From my childhood, I strongly recall the strange but pleasant smell of our sofa, the engine sound of my mom’s of Citroën AX, and the songs on the radio such as Steve Miller’s ‘The Joker’ and Henk Westbroek’s ‘Zelfs je naam is mooi’. And when I go back to that time, the worries of today are numbed — for a while at least.
Nostalgia is a dangerous drug, especially when it comes from discontent from the present. Is this what morphine is like? To feel numb can be such a convenient getaway.
Yet the thing I miss most about being young is having no sense of time. To play LEGO, to assemble a model airplane, or watch the eight o’clock evening news next to my mom. The voices of the anchors which carried importance even though they spoke about faraway wars in Kosovo or Afghanistan. I wondered what they would talk about if one day nothing happened, but it turned out, every day produced new news.
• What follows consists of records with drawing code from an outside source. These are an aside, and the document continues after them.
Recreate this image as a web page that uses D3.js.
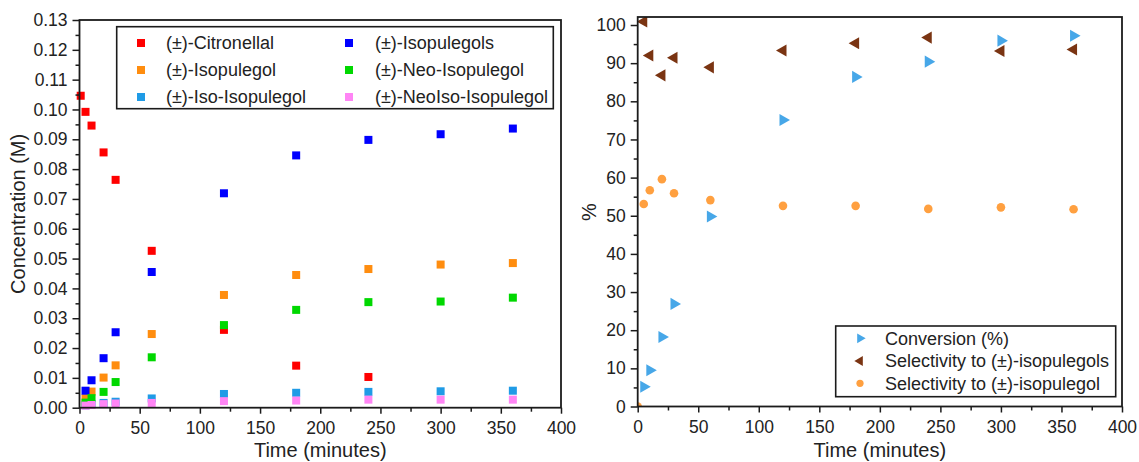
<!DOCTYPE html>
<html>
<head>
<meta charset="utf-8">
<script src="https://cdn.jsdelivr.net/npm/d3@7/dist/d3.min.js"></script>
<style>
  html, body { margin: 0; padding: 0; background: #fff; }
  svg { display: block; font-family: "Liberation Sans", Arial, sans-serif; }
</style>
</head>
<body>
<svg id="chart" width="1139" height="462"></svg>
<script>
// ---- Concentration profiles (left panel) ----
const concTimes = [1, 5, 10, 20, 30, 60, 120, 180, 240, 300, 360];
const citronellal   = [0.1046, 0.0992, 0.0946, 0.0856, 0.0764, 0.0526, 0.0261, 0.0141, 0.0103, null, null];
const isopulegol    = [null, 0.0032, 0.0054, 0.0101, 0.0142, 0.0247, 0.0378, 0.0445, 0.0465, 0.0480, 0.0485];
const isoIsopulegol = [null, 0.0008, 0.0012, 0.0016, 0.0020, 0.0031, 0.0046, 0.0050, 0.0053, 0.0055, 0.0057];
const isopulegols   = [null, 0.0057, 0.0092, 0.0166, 0.0253, 0.0455, 0.0719, 0.0846, 0.0898, 0.0917, 0.0936];
const neoIsopulegol = [null, 0.0017, 0.0032, 0.0053, 0.0086, 0.0169, 0.0277, 0.0328, 0.0354, 0.0356, 0.0369];
const neoIsoIsopulegol = [null, 0.0007, 0.0009, 0.0012, 0.0014, 0.0016, 0.0022, 0.0024, 0.0027, 0.0027, 0.0027];

// ---- Conversion & selectivity (right panel) ----
const convTimes = [5, 10, 20, 30, 60, 120, 180, 240, 300, 360];
const conversion = [5.2, 9.5, 18.2, 26.9, 49.8, 75.1, 86.4, 90.4, 95.9, 97.2];
const selIsopulegols = [100.9, 92.0, 86.8, 91.4, 88.9, 93.3, 95.2, 96.7, 93.2, 93.6];
const selTimes = [0, 5, 10, 20, 30, 60, 120, 180, 240, 300, 360];
const selIsopulegol = [0, 53.1, 56.7, 59.6, 55.9, 54.1, 52.6, 52.6, 51.8, 52.2, 51.7];

// ---- Tick values ----
const timeTicks = [0, 50, 100, 150, 200, 250, 300, 350, 400];
const timeMinor = [25, 75, 125, 175, 225, 275, 325, 375];
const concTicks = d3.range(0, 0.1301, 0.01);
const concMinor = d3.range(0.005, 0.13, 0.01);
const pctTicks = d3.range(0, 101, 10);
const pctMinor = d3.range(5, 101, 10);

const svg = d3.select("#chart");
const AXIS = "#1b1b1b";
const tickFont = "17.5px";

// Left panel geometry
const L = { x0: 79.5, x1: 561, yTop: 20, yBot: 407.7 };
const R = { x0: 637.7, x1: 1122, yTop: 17, yBot: 406.5 };

const xL = d3.scaleLinear().domain([0, 400]).range([L.x0, L.x1]);
const yL = d3.scaleLinear().domain([0, 0.13]).range([L.yBot, L.yTop]);
const xR = d3.scaleLinear().domain([0, 400]).range([R.x0, R.x1]);
const yR = d3.scaleLinear().domain([0, 102.1]).range([R.yBot, R.yTop]);

const concSeries = [
  { name: "(±)-Citronellal",       values: citronellal,      color: "#ff0000" },
  { name: "(±)-Isopulegol",        values: isopulegol,       color: "#ff8d0f" },
  { name: "(±)-Iso-Isopulegol",    values: isoIsopulegol,    color: "#1f9be6" },
  { name: "(±)-Isopulegols",       values: isopulegols,      color: "#0000ff" },
  { name: "(±)-Neo-Isopulegol",    values: neoIsopulegol,    color: "#00d800" },
  { name: "(±)-NeoIso-Isopulegol", values: neoIsoIsopulegol, color: "#ff85f5" }
];

// Right-pointing and left-pointing triangles, centred on their centroid
function triRight(s) { const w = s, h = s * 1.15; return `M${-w/3},${-h/2}L${2*w/3},0L${-w/3},${h/2}Z`; }
function triLeft(s)  { const w = s, h = s * 1.15; return `M${w/3},${-h/2}L${-2*w/3},0L${w/3},${h/2}Z`; }

// ---------- Left panel ----------
const gL = svg.append("g");
const sq = 8;
concSeries.forEach(s => {
  const pts = concTimes.map((t, i) => ({ t, v: s.values[i] })).filter(d => d.v !== null);
  gL.selectAll(null).data(pts).enter().append("rect")
    .attr("x", d => xL(d.t) - sq / 2)
    .attr("y", d => yL(d.v) - sq / 2)
    .attr("width", sq).attr("height", sq)
    .attr("fill", s.color);
});

function styleAxis(g) {
  g.select(".domain").remove();
  g.selectAll("line").attr("stroke", AXIS).attr("stroke-width", 1.5);
  g.selectAll("text").attr("fill", "#222").style("font-size", tickFont);
}

// y axis (major + minor)
gL.append("g").attr("transform", `translate(${L.x0},0)`)
  .call(d3.axisLeft(yL).tickValues(concTicks).tickFormat(d3.format(".2f")).tickSize(7).tickPadding(5))
  .call(styleAxis);
gL.append("g").attr("transform", `translate(${L.x0},0)`)
  .call(d3.axisLeft(yL).tickValues(concMinor).tickFormat("").tickSize(4))
  .call(styleAxis);
// x axis
gL.append("g").attr("transform", `translate(0,${L.yBot})`)
  .call(d3.axisBottom(xL).tickValues(timeTicks).tickSize(6).tickPadding(8))
  .call(styleAxis);
gL.append("g").attr("transform", `translate(0,${L.yBot})`)
  .call(d3.axisBottom(xL).tickValues(timeMinor).tickFormat("").tickSize(4))
  .call(styleAxis);
// frame
gL.append("rect").attr("x", L.x0).attr("y", L.yTop)
  .attr("width", L.x1 - L.x0).attr("height", L.yBot - L.yTop)
  .attr("fill", "none").attr("stroke", AXIS).attr("stroke-width", 1.8);

// axis titles
gL.append("text").attr("x", (L.x0 + L.x1) / 2).attr("y", 457)
  .attr("text-anchor", "middle").style("font-size", "20px").attr("fill", "#222")
  .text("Time (minutes)");
gL.append("text").attr("transform", `translate(25,${(L.yTop + L.yBot) / 2}) rotate(-90)`)
  .attr("text-anchor", "middle").style("font-size", "20px").attr("fill", "#222")
  .text("Concentration (M)");

// legend (column-major, 3 rows)
const legL = gL.append("g");
legL.append("rect").attr("x", 116.7).attr("y", 26.7).attr("width", 436.6).attr("height", 82)
  .attr("fill", "#fff").attr("stroke", AXIS).attr("stroke-width", 1.6);
const legRows = [43, 70, 97];
const legCols = [{ m: 141, t: 166 }, { m: 349, t: 375 }];
concSeries.forEach((s, i) => {
  const col = legCols[Math.floor(i / 3)], row = legRows[i % 3];
  legL.append("rect").attr("x", col.m - 4).attr("y", row - 4).attr("width", 8).attr("height", 8).attr("fill", s.color);
  legL.append("text").attr("x", col.t).attr("y", row).attr("dy", "0.35em")
    .style("font-size", "18px").attr("fill", "#222").text(s.name);
});

// ---------- Right panel ----------
const gR = svg.append("g");
gR.append("clipPath").attr("id", "clipR").append("rect")
  .attr("x", R.x0).attr("y", R.yTop).attr("width", R.x1 - R.x0).attr("height", R.yBot - R.yTop);
const marks = gR.append("g").attr("clip-path", "url(#clipR)");

const convColor = "#47a7e8", selsColor = "#7a3412", selColor = "#ffa040";

marks.selectAll(null).data(selTimes.map((t, i) => ({ t, v: selIsopulegol[i] }))).enter()
  .append("circle").attr("cx", d => xR(d.t)).attr("cy", d => yR(d.v)).attr("r", 4.3).attr("fill", selColor);
marks.selectAll(null).data(convTimes.map((t, i) => ({ t, v: selIsopulegols[i] }))).enter()
  .append("path").attr("d", triLeft(10.5)).attr("transform", d => `translate(${xR(d.t)},${yR(d.v)})`).attr("fill", selsColor);
marks.selectAll(null).data(convTimes.map((t, i) => ({ t, v: conversion[i] }))).enter()
  .append("path").attr("d", triRight(10.5)).attr("transform", d => `translate(${xR(d.t)},${yR(d.v)})`).attr("fill", convColor);

gR.append("g").attr("transform", `translate(${R.x0},0)`)
  .call(d3.axisLeft(yR).tickValues(pctTicks).tickSize(7).tickPadding(5))
  .call(styleAxis);
gR.append("g").attr("transform", `translate(${R.x0},0)`)
  .call(d3.axisLeft(yR).tickValues(pctMinor).tickFormat("").tickSize(4))
  .call(styleAxis);
gR.append("g").attr("transform", `translate(0,${R.yBot})`)
  .call(d3.axisBottom(xR).tickValues(timeTicks).tickSize(6).tickPadding(8))
  .call(styleAxis);
gR.append("g").attr("transform", `translate(0,${R.yBot})`)
  .call(d3.axisBottom(xR).tickValues(timeMinor).tickFormat("").tickSize(4))
  .call(styleAxis);
gR.append("rect").attr("x", R.x0).attr("y", R.yTop)
  .attr("width", R.x1 - R.x0).attr("height", R.yBot - R.yTop)
  .attr("fill", "none").attr("stroke", AXIS).attr("stroke-width", 1.8);

gR.append("text").attr("x", (R.x0 + R.x1) / 2).attr("y", 457)
  .attr("text-anchor", "middle").style("font-size", "20px").attr("fill", "#222")
  .text("Time (minutes)");
gR.append("text").attr("transform", `translate(596,212) rotate(-90)`)
  .attr("text-anchor", "middle").style("font-size", "20px").attr("fill", "#222")
  .text("%");

// legend
const legR = gR.append("g");
legR.append("rect").attr("x", 835.7).attr("y", 326).attr("width", 280).attr("height", 70.7)
  .attr("fill", "#fff").attr("stroke", AXIS).attr("stroke-width", 1.6);
const legItemsR = [
  { name: "Conversion (%)", kind: "right", color: convColor, y: 338.3 },
  { name: "Selectivity to (±)-isopulegols", kind: "left", color: selsColor, y: 361 },
  { name: "Selectivity to (±)-isopulegol", kind: "circle", color: selColor, y: 383.3 }
];
legItemsR.forEach(it => {
  if (it.kind === "circle") {
    legR.append("circle").attr("cx", 860).attr("cy", it.y).attr("r", 3.6).attr("fill", it.color);
  } else {
    legR.append("path").attr("d", it.kind === "right" ? triRight(8.5) : triLeft(8.5))
      .attr("transform", `translate(860,${it.y})`).attr("fill", it.color);
  }
  legR.append("text").attr("x", 885).attr("y", it.y).attr("dy", "0.35em")
    .style("font-size", "18px").attr("fill", "#222").text(it.name);
});
</script>
</body>
</html>
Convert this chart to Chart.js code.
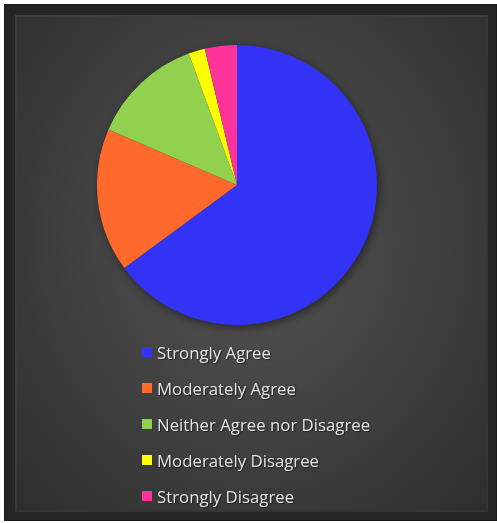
<!DOCTYPE html>
<html lang="en">
  <head>
    <meta charset="utf-8" />
    <title>Survey Responses</title>
    <style>
      * {
        margin: 0;
        padding: 0;
        box-sizing: border-box;
      }
      body {
        width: 497px;
        height: 523px;
        background: #ffffff;
        overflow: hidden;
        font-family: "Open Sans", "Lato", sans-serif;
      }
      /* dark picture frame */
      .frame {
        position: absolute;
        left: 4px;
        top: 4px;
        width: 493px;
        height: 517px;
        background: #242424;
        border: 1px solid #1a1a1a;
      }
      .panel {
        position: absolute;
        left: 10px;
        top: 10px;
        right: 8px;
        bottom: 8px;
        border-top: 2px solid #3c3c3c;
        border-left: 2px solid #3a3a3a;
        border-right: 2px solid #353535;
        border-bottom: 2px solid #353535;
        background: radial-gradient(ellipse at 50% 45%, #545454 0%, #434343 45%, #2e2e2e 100%);
      }
      #pie {
        position: absolute;
        left: 97px;
        top: 45px;
        filter: drop-shadow(2px 3px 4px rgba(0, 0, 0, 0.45));
      }
      #legend ul {
        position: absolute;
        left: 142px;
        top: 334px;
        list-style: none;
      }
      #legend li {
        display: flex;
        align-items: center;
        height: 36px;
        color: #e4e4e4;
        font-size: 16.8px;
        text-shadow: 1px 1px 1px rgba(0, 0, 0, 0.5);
      }
      #legend .box {
        width: 10px;
        height: 10px;
        margin-right: 5px;
      }
    </style>
  </head>
  <body>
    <div class="frame"><div class="panel"></div></div>
    <canvas id="pie" width="280" height="280"></canvas>
    <div id="legend"></div>

    <script src="https://cdn.jsdelivr.net/npm/chart.js"></script>
    <script>
      // response categories (clockwise from the top)
      const categories = [
        "Strongly Agree",
        "Moderately Agree",
        "Neither Agree nor Disagree",
        "Moderately Disagree",
        "Strongly Disagree",
      ];
      // share of responses, percent
      const shares = [64.9, 16.6, 12.9, 1.9, 3.7];
      const sliceColors = ["#3333f5", "#ff6a2c", "#92d050", "#ffff00", "#ff3399"];

      // Legend as an html list, one entry per row
      const htmlLegend = {
        id: "htmlLegend",
        afterUpdate(chart) {
          const holder = document.getElementById("legend");
          holder.innerHTML = "";
          const ul = document.createElement("ul");
          const items = chart.options.plugins.legend.labels.generateLabels(chart);
          items.forEach((item) => {
            const li = document.createElement("li");
            const box = document.createElement("span");
            box.className = "box";
            box.style.background = item.fillStyle;
            const txt = document.createElement("span");
            txt.textContent = item.text;
            li.appendChild(box);
            li.appendChild(txt);
            ul.appendChild(li);
          });
          holder.appendChild(ul);
        },
      };

      new Chart(document.getElementById("pie"), {
        type: "pie",
        data: {
          labels: categories,
          datasets: [
            {
              data: shares,
              backgroundColor: sliceColors,
              borderWidth: 0,
            },
          ],
        },
        options: {
          responsive: false,
          animation: false,
          layout: { padding: 0 },
          plugins: {
            legend: { display: false },
            tooltip: { enabled: false },
          },
        },
        plugins: [htmlLegend],
      });
    </script>
  </body>
</html>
I enjoyed those things for what they were. There was no bigger meaning to it, no significance; just enjoyment without the pressure of time.
Now, when I read a book it’s about what it can teach me. Even fiction has a purpose; please teach me more empathy! To talk a walk is to think about work-related stuff, and to relax isn’t for its own sake; it’s to recharge for work. Every hour of adult life carries importance. And the things that brought joy are considered a waste of time. Is, unlike nostalgia, are what I miss most about my childhood.